Exercise brief: Retype, please, the listing from its opening line through the line that contains "const yTicks = [-60, -40, -20, 0, 20, 40, 60];", both included, without the pictures.

Provided data:
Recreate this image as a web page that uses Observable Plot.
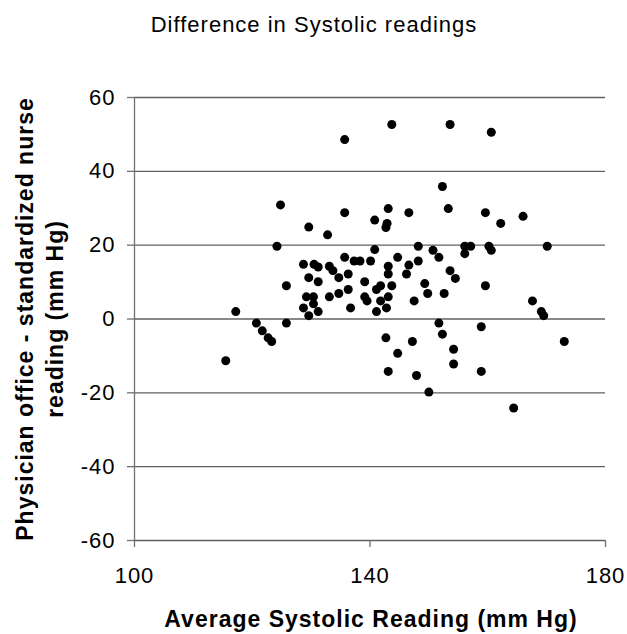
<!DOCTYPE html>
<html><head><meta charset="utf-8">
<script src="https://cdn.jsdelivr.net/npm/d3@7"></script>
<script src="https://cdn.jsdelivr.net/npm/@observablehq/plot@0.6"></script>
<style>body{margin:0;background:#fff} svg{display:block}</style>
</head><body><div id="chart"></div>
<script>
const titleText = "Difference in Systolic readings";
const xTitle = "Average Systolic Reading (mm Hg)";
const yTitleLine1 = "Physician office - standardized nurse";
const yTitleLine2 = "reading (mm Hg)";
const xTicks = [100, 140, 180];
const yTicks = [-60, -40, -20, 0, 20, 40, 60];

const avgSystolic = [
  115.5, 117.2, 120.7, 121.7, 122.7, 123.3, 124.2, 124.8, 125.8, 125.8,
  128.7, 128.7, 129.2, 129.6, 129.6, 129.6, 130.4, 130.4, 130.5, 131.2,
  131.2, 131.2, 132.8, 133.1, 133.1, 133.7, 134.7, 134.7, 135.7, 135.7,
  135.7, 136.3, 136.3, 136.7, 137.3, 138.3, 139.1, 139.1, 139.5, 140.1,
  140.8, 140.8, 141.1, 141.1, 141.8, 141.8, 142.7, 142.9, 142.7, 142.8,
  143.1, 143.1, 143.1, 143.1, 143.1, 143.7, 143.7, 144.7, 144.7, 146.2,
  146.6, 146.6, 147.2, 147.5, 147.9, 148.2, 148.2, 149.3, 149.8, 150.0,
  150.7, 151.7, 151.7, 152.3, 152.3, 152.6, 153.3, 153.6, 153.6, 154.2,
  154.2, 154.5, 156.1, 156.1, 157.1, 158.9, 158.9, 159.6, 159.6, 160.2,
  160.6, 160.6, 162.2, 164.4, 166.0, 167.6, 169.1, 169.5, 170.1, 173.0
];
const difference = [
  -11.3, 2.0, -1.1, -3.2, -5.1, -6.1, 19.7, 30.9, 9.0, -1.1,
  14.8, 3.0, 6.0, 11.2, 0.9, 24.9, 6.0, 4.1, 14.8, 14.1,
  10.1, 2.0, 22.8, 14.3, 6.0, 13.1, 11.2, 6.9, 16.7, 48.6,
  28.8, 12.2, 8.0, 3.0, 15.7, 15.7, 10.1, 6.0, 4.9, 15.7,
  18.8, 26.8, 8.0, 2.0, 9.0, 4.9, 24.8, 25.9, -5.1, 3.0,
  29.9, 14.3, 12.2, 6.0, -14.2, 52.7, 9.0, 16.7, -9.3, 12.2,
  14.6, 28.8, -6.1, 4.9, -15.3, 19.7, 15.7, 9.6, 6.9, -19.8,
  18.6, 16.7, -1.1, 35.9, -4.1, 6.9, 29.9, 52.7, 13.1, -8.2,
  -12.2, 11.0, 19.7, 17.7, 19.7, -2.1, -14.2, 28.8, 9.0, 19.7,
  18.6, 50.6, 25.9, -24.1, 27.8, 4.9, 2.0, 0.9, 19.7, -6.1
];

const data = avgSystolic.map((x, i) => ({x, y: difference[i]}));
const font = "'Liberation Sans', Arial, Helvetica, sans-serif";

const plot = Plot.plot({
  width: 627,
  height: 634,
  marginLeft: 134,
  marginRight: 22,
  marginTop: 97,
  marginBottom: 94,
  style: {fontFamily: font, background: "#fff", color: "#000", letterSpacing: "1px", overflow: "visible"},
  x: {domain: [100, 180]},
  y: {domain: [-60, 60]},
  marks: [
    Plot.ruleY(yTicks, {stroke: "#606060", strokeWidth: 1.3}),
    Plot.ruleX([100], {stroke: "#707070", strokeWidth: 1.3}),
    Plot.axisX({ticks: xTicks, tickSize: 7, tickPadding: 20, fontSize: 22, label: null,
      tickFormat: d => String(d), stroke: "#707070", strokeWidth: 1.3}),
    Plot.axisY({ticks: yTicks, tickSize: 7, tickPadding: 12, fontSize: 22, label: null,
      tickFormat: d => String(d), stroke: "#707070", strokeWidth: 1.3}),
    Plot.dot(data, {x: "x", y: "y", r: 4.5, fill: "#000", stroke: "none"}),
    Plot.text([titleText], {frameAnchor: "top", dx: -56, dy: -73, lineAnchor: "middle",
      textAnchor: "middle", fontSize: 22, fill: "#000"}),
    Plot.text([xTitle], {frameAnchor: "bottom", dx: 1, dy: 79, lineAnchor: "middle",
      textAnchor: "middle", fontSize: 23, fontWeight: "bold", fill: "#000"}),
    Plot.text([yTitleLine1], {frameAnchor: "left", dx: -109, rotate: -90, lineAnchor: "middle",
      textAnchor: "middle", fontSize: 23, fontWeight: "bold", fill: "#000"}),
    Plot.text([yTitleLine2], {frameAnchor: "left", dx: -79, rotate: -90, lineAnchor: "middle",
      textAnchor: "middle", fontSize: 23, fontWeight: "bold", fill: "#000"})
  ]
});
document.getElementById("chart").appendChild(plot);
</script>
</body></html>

Answer:
Recreate this image as a web page that uses Observable Plot.
<!DOCTYPE html>
<html><head><meta charset="utf-8">
<script src="https://cdn.jsdelivr.net/npm/d3@7"></script>
<script src="https://cdn.jsdelivr.net/npm/@observablehq/plot@0.6"></script>
<style>body{margin:0;background:#fff} svg{display:block}</style>
</head><body><div id="chart"></div>
<script>
const titleText = "Difference in Systolic readings";
const xTitle = "Average Systolic Reading (mm Hg)";
const yTitleLine1 = "Physician office - standardized nurse";
const yTitleLine2 = "reading (mm Hg)";
const xTicks = [100, 140, 180];
const yTicks = [-60, -40, -20, 0, 20, 40, 60];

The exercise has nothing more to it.